Solar energy is the most invested type of renewable energy globally, it’s seeing significant growth in market leaders such as the US and China, and new business models continue to disseminate solar energy to even further regions of the globe.
According to Bloomberg New Energy Finance, about US$310 billion was invested in clean and renewable energy in 2014. Of that, almost half—US$150 billion—went to solar energy systems, more than any other technology. Solar’s amount was an impressive 25% larger than annual investment in the sector for 2013. Some particular types of solar investment, such as those from venture capitalists, actually grew a whopping 175% in 2014.
By contrast, wind energy – the second largest source – received only US$100 billion in 2014. “Energy smart” technologies received even less at only $37 billion. Some clean energy technologies such as biofuel, biomass, waste-to-energy, and small hydroelectric dams actually saw investment levels fall.
A glowing force in sustainable energy.
Clearly, solar dominates the global market for clean energy. If reflected as national Gross Domestic Product, the investment in solar is close to the entire national economy of New Zealand, which reported about US$150 billion in GDP in 2014.
This domination is reflected not only in raw investment numbers, but also in annual installed capacity. About 40,000 megawatts (MW) of solar energy capacity was installed last year, an amount equivalent to roughly 40 nuclear power plants, or the national nuclear capacity of Japan before Fukushima.
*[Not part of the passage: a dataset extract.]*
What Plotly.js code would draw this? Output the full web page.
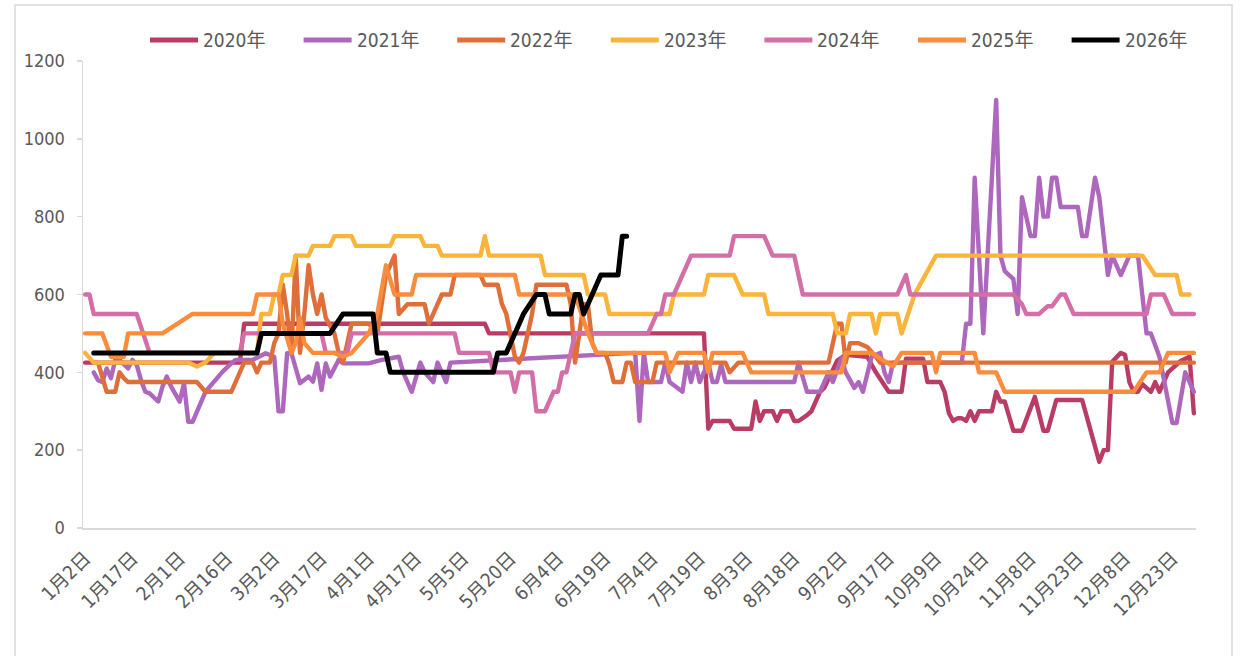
<!DOCTYPE html>
<html>
<head>
<meta charset="utf-8">
<script src="https://cdn.plot.ly/plotly-3.0.1.min.js"></script>
<style>
html,body{margin:0;padding:0;background:#fff;}
#chart{width:1248px;height:656px;}
.js-line{stroke-linejoin:round;stroke-linecap:round;}
</style>
</head>
<body>
<div id="chart"></div>
<script>
// Category axis: trading-day index 0..258, labelled every 11 days
const dayCount = 259;
const tickLabels = ["1月2日","1月17日","2月1日","2月16日","3月2日","3月17日","4月1日","4月17日","5月5日","5月20日","6月4日","6月19日","7月4日","7月19日","8月3日","8月18日","9月2日","9月17日","10月9日","10月24日","11月8日","11月23日","12月8日","12月23日"];
const tickStep = 11;

const seriesNames = ["2020年","2021年","2022年","2023年","2024年","2025年","2026年"];

const d2020 = [0,36,37,93,94,144,145,146,150,151,155,156,157,158,160,161,162,164,165,166,168,169,171,172,175,177,182,184,187,190,191,195,196,199,200,201,202,203,204,205,206,207,208,211,212,213,214,216,218,221,223,224,226,232,236,237,238,239,241,242,243,244,245,246,248,249,250,252,255,257,258];
const v2020 = [425,425,525,525,500,500,255,275,275,255,255,325,275,300,300,275,300,300,275,275,290,300,350,360,430,445,440,400,350,350,435,435,375,375,350,295,275,282,282,275,300,275,300,300,350,325,325,250,250,337,250,250,329,329,170,200,200,427,450,445,375,350,350,370,350,375,350,400,430,440,295];

const d2021 = [2,3,4,5,6,7,8,10,11,12,13,14,15,17,18,19,20,22,23,24,25,27,28,30,32,34,35,39,41,42,44,45,46,47,48,49,50,52,53,54,55,56,57,59,60,66,69,73,74,76,78,79,81,82,84,85,128,129,130,131,134,135,136,139,140,141,142,143,145,146,147,148,149,165,166,168,171,173,174,176,177,179,180,181,182,183,185,186,187,188,204,205,206,207,209,212,213,214,215,216,217,218,220,221,222,223,224,225,226,227,231,232,233,235,236,238,239,241,243,245,247,248,250,253,254,256,258];
const v2021 = [400,380,375,410,385,432,432,410,432,419,380,350,346,325,363,389,363,325,372,273,273,329,350,376,402,423,432,432,445,449,440,300,300,449,449,414,372,389,376,423,355,423,389,432,423,423,432,440,400,350,425,400,375,425,375,425,450,275,450,375,375,425,375,350,425,375,425,375,425,375,375,420,375,375,425,350,350,400,375,436,400,360,375,350,400,440,450,400,375,425,425,525,525,900,500,1100,700,660,650,640,550,850,750,750,900,800,800,900,900,825,825,750,750,900,850,650,700,650,700,700,500,500,440,270,270,400,350];

const d2022 = [2,3,5,7,8,9,10,26,28,34,37,39,40,41,43,44,45,46,47,48,49,50,51,52,53,54,55,56,58,59,60,61,62,66,68,70,72,73,75,79,80,81,83,85,86,92,93,96,97,98,99,100,101,102,103,104,105,112,113,114,115,116,117,118,119,121,122,123,125,126,127,128,132,133,149,150,152,173,175,176,177,178,180,182,184,185,258];
const v2022 = [425,425,350,350,400,385,375,375,350,350,425,425,400,425,425,475,500,625,550,450,700,450,550,675,600,550,600,540,500,450,425,475,525,525,500,650,700,550,575,575,525,550,600,600,650,650,625,625,575,550,500,440,425,450,500,550,625,625,575,425,500,575,575,475,450,450,420,375,375,425,425,375,375,425,425,400,425,425,525,525,425,475,475,465,440,425,425];

const d2023 = [0,2,24,26,28,30,40,41,43,44,45,46,48,49,52,53,57,58,62,63,71,72,78,79,82,83,92,93,94,106,107,116,117,121,122,136,137,144,145,151,153,158,159,174,175,177,178,183,184,185,189,190,193,198,246,249,254,255,257];
const v2023 = [450,425,425,415,425,450,450,550,550,600,600,650,650,700,700,725,725,750,750,725,725,750,750,725,725,700,700,750,700,700,650,650,600,600,550,550,600,600,650,650,600,600,550,550,500,500,550,550,500,550,550,500,600,700,700,650,650,600,600];

const d2024 = [0,1,2,12,15,36,37,55,56,61,62,86,87,94,95,99,100,101,104,105,107,109,110,111,112,114,131,133,134,135,137,139,141,150,151,158,160,165,167,189,191,192,216,218,219,222,224,225,227,228,230,247,248,251,253,258];
const v2024 = [600,600,550,550,450,450,500,500,450,450,500,500,450,450,400,400,350,400,400,300,300,350,350,400,400,500,500,550,550,600,600,650,700,700,750,750,700,700,600,600,650,600,600,575,550,550,570,570,600,600,550,550,600,600,550,550];

const d2025 = [0,4,6,9,10,18,25,39,40,45,46,48,49,50,51,53,58,60,62,64,66,68,70,72,76,77,100,101,114,117,119,135,136,138,144,145,146,153,155,176,177,183,188,190,197,198,199,207,208,212,214,244,247,250,252,258];
const v2025 = [500,500,440,440,500,500,550,550,600,600,525,450,475,540,475,450,450,440,450,475,500,550,675,600,600,650,650,600,600,500,450,450,400,450,450,400,450,450,400,400,450,450,415,450,450,400,450,450,400,400,350,350,400,400,450,450];

const d2026 = [2,40,41,57,60,67,68,70,71,95,96,98,100,102,105,107,108,113,114,115,116,118,120,124,125,126];
const v2026 = [450,450,500,500,550,550,450,450,400,400,450,450,500,550,600,600,550,550,600,600,550,600,650,650,750,750];

const seriesDays = [d2020,d2021,d2022,d2023,d2024,d2025,d2026];
const seriesVals = [v2020,v2021,v2022,v2023,v2024,v2025,v2026];
const colors = ["#B83C64","#AD67BD","#DF6E38","#FAB439","#D36FA6","#F98C3D","#000000"];
const widths = [4.4,4.4,4.4,4.4,4.4,4.4,5];

const FONT = '"Liberation Sans Narrow","DejaVu Sans Condensed","Noto Sans CJK SC",sans-serif';
const TXT = '#595959';

const traces = seriesNames.map((name,k)=>({
  type:'scatter', mode:'lines', name:name,
  x:seriesDays[k], y:seriesVals[k],
  line:{color:colors[k], width:widths[k]},
  showlegend:false, hoverinfo:'x+y+name'
}));

// plot area geometry (px) used for the hand-made legend and frame
const W=1248, H=656, L=83, R=52, T=61, B=128;
const pw = W-L-R, ph = H-T-B;
const px2x = p => (p-L)/pw;
const py2y = p => (H-B-p)/ph;

const shapes = [];
const annotations = [];
// outer frame
shapes.push({type:'rect', xref:'paper', yref:'paper',
  x0:px2x(15), x1:px2x(1232), y0:py2y(662), y1:py2y(5),
  line:{color:'#d9d9d9', width:1.5}, fillcolor:'rgba(0,0,0,0)', layer:'below'});
// legend
seriesNames.forEach((name,k)=>{
  const s = 150 + k*153.6;
  shapes.push({type:'line', xref:'paper', yref:'paper',
    x0:px2x(s), x1:px2x(s+48), y0:py2y(40), y1:py2y(40),
    line:{color:colors[k], width:5}});
  annotations.push({xref:'paper', yref:'paper', x:px2x(s+51), y:py2y(40),
    xanchor:'left', yanchor:'middle', showarrow:false, text:name,
    font:{family:FONT, size:19, color:TXT}});
});

const tickVals = tickLabels.map((_,i)=>i*tickStep);

const layout = {
  width:W, height:H,
  margin:{l:L, r:R, t:T, b:B, pad:0},
  paper_bgcolor:'#ffffff', plot_bgcolor:'#ffffff',
  showlegend:false,
  xaxis:{
    range:[-0.5, dayCount-0.5], showgrid:false, zeroline:false,
    showline:true, linecolor:'#d9d9d9', linewidth:1.5,
    tickmode:'array', tickvals:tickVals, ticktext:tickLabels,
    tickangle:-45, ticks:'', ticklabelstandoff:10,
    tickfont:{family:FONT, size:19, color:TXT}
  },
  yaxis:{
    range:[0,1200], dtick:200, tick0:0, showgrid:false, zeroline:false,
    showline:true, linecolor:'#d9d9d9', linewidth:1.5,
    ticks:'outside', ticklen:5, tickcolor:'#d9d9d9', tickwidth:1.5,
    ticklabelstandoff:8,
    tickfont:{family:FONT, size:18, color:TXT}
  },
  shapes:shapes, annotations:annotations
};

Plotly.newPlot('chart', traces, layout, {staticPlot:true, displayModeBar:false});
</script>
</body>
</html>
In some particular countries, such as market leaders China and the United States, solar’s numbers are even more impressive. In China, 23,000 MW of solar were installed—an amount so large it would power about half of Australia. In the United States, 6,200 MW of solar systems were installed in 2014, a 30 per cent increase over 2013.
Solar energy’s promise is not limited to grid-connected configurations. The International Energy Agency estimates that at least six million new off-grid household solar systems reached 29 countries in 2014. One of the most successful programs has been carried out in Bangladesh, where more than 3 million systems were operational at the end of April 2014 (with 65,000 units being sold every month) serving in total 13 million beneficiaries, or 9% of the population.
More affordable and reliable solar technology is only one major driver behind these trends. Another is the emergence of new, innovative business models. Pay-as-you-go (PAYG) models are especially effective for solar systems because price levels and schedules are set to match customers’ variable cash flows and their energy consumption patterns. One PAYG model operating in Africa had 30,000 solar systems in the distribution channel as of March of 2014. Kenya and India are also using PAYG for household solar systems on a large basis.